* Job
Return each line of the data below verbatim; pictures are to be left out.
──────── Recorded information ────────
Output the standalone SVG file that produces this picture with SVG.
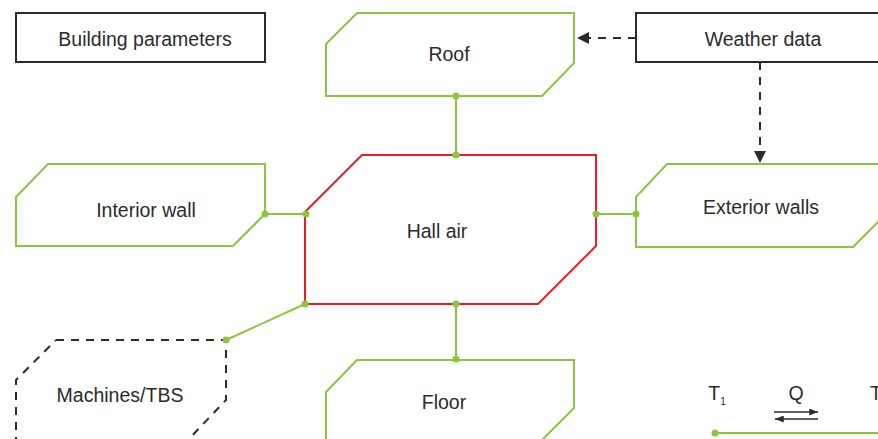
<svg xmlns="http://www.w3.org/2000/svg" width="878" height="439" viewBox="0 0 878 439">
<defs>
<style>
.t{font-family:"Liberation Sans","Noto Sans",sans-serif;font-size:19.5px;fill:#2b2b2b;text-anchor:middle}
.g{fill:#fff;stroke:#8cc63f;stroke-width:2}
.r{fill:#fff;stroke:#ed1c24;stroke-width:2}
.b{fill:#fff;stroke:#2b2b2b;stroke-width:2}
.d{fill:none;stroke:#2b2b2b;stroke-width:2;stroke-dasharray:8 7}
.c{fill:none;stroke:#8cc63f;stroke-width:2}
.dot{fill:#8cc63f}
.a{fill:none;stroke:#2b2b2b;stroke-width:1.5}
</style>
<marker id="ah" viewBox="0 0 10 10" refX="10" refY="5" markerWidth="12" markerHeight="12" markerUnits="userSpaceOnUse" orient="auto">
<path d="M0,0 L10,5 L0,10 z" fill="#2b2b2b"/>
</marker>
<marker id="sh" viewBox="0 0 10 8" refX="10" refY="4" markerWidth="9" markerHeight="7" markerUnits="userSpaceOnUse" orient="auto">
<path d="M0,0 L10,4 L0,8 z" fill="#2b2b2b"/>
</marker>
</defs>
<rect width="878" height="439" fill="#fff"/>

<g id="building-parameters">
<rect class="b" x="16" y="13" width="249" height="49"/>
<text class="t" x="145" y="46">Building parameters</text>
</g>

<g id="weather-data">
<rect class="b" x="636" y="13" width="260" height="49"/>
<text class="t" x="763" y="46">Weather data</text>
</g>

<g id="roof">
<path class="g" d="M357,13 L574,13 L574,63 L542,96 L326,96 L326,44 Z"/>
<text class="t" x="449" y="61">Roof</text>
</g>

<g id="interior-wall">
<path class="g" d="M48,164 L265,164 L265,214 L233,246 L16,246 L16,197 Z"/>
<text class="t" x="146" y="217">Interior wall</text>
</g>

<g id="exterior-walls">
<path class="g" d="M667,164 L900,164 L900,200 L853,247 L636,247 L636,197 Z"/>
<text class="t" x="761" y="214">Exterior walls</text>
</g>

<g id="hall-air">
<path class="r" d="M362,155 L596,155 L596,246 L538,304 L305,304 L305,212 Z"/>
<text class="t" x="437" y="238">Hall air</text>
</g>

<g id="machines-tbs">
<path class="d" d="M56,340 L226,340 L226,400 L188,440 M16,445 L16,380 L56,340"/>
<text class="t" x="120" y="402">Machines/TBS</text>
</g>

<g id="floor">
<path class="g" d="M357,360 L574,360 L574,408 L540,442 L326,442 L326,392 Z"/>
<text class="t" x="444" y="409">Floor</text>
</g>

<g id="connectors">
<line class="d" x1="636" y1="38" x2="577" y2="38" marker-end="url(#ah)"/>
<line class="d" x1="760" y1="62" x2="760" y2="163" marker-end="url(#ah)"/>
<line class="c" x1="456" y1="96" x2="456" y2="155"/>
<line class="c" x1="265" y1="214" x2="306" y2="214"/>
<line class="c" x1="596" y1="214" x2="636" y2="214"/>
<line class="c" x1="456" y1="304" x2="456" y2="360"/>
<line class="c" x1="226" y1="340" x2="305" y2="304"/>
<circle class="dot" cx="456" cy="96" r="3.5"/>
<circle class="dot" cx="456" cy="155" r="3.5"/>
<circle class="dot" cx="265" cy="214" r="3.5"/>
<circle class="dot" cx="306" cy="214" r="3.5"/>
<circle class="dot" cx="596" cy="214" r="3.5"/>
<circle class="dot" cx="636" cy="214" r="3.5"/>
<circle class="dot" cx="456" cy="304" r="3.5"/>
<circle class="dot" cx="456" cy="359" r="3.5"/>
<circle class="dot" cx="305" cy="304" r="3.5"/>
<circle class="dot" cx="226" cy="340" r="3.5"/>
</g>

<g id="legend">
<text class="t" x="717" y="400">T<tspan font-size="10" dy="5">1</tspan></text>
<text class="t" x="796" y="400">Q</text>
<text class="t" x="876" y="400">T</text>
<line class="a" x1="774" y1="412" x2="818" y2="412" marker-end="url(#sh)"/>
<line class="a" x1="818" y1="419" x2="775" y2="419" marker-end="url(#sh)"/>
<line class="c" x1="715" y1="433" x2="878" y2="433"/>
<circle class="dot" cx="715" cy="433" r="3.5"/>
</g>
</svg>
────────
* The reply
Output the standalone SVG file that produces this picture with SVG.
<svg xmlns="http://www.w3.org/2000/svg" width="878" height="439" viewBox="0 0 878 439">
<defs>
<style>
.t{font-family:"Liberation Sans","Noto Sans",sans-serif;font-size:19.5px;fill:#2b2b2b;text-anchor:middle}
.g{fill:#fff;stroke:#8cc63f;stroke-width:2}
.r{fill:#fff;stroke:#ed1c24;stroke-width:2}
.b{fill:#fff;stroke:#2b2b2b;stroke-width:2}
.d{fill:none;stroke:#2b2b2b;stroke-width:2;stroke-dasharray:8 7}
.c{fill:none;stroke:#8cc63f;stroke-width:2}
.dot{fill:#8cc63f}
.a{fill:none;stroke:#2b2b2b;stroke-width:1.5}
</style>
<marker id="ah" viewBox="0 0 10 10" refX="10" refY="5" markerWidth="12" markerHeight="12" markerUnits="userSpaceOnUse" orient="auto">
<path d="M0,0 L10,5 L0,10 z" fill="#2b2b2b"/>
</marker>
<marker id="sh" viewBox="0 0 10 8" refX="10" refY="4" markerWidth="9" markerHeight="7" markerUnits="userSpaceOnUse" orient="auto">
<path d="M0,0 L10,4 L0,8 z" fill="#2b2b2b"/>
</marker>
</defs>
<rect width="878" height="439" fill="#fff"/>

<g id="building-parameters">
<rect class="b" x="16" y="13" width="249" height="49"/>
<text class="t" x="145" y="46">Building parameters</text>
</g>

<g id="weather-data">
<rect class="b" x="636" y="13" width="260" height="49"/>
<text class="t" x="763" y="46">Weather data</text>
</g>

<g id="roof">
<path class="g" d="M357,13 L574,13 L574,63 L542,96 L326,96 L326,44 Z"/>
<text class="t" x="449" y="61">Roof</text>
</g>

<g id="interior-wall">
<path class="g" d="M48,164 L265,164 L265,214 L233,246 L16,246 L16,197 Z"/>
<text class="t" x="146" y="217">Interior wall</text>
</g>

<g id="exterior-walls">
<path class="g" d="M667,164 L900,164 L900,200 L853,247 L636,247 L636,197 Z"/>
<text class="t" x="761" y="214">Exterior walls</text>
</g>

<g id="hall-air">
<path class="r" d="M362,155 L596,155 L596,246 L538,304 L305,304 L305,212 Z"/>
<text class="t" x="437" y="238">Hall air</text>
</g>

<g id="machines-tbs">
<path class="d" d="M56,340 L226,340 L226,400 L188,440 M16,445 L16,380 L56,340"/>
<text class="t" x="120" y="402">Machines/TBS</text>
</g>

<g id="floor">
<path class="g" d="M357,360 L574,360 L574,408 L540,442 L326,442 L326,392 Z"/>
<text class="t" x="444" y="409">Floor</text>
</g>

<g id="connectors">
<line class="d" x1="636" y1="38" x2="577" y2="38" marker-end="url(#ah)"/>
<line class="d" x1="760" y1="62" x2="760" y2="163" marker-end="url(#ah)"/>
<line class="c" x1="456" y1="96" x2="456" y2="155"/>
<line class="c" x1="265" y1="214" x2="306" y2="214"/>
<line class="c" x1="596" y1="214" x2="636" y2="214"/>
<line class="c" x1="456" y1="304" x2="456" y2="360"/>
<line class="c" x1="226" y1="340" x2="305" y2="304"/>
<circle class="dot" cx="456" cy="96" r="3.5"/>
<circle class="dot" cx="456" cy="155" r="3.5"/>
<circle class="dot" cx="265" cy="214" r="3.5"/>
<circle class="dot" cx="306" cy="214" r="3.5"/>
<circle class="dot" cx="596" cy="214" r="3.5"/>
<circle class="dot" cx="636" cy="214" r="3.5"/>
<circle class="dot" cx="456" cy="304" r="3.5"/>
<circle class="dot" cx="456" cy="359" r="3.5"/>
<circle class="dot" cx="305" cy="304" r="3.5"/>
<circle class="dot" cx="226" cy="340" r="3.5"/>
</g>

<g id="legend">
<text class="t" x="717" y="400">T<tspan font-size="10" dy="5">1</tspan></text>
<text class="t" x="796" y="400">Q</text>
<text class="t" x="876" y="400">T</text>
<line class="a" x1="774" y1="412" x2="818" y2="412" marker-end="url(#sh)"/>
<line class="a" x1="818" y1="419" x2="775" y2="419" marker-end="url(#sh)"/>
<line class="c" x1="715" y1="433" x2="878" y2="433"/>
<circle class="dot" cx="715" cy="433" r="3.5"/>
</g>
</svg>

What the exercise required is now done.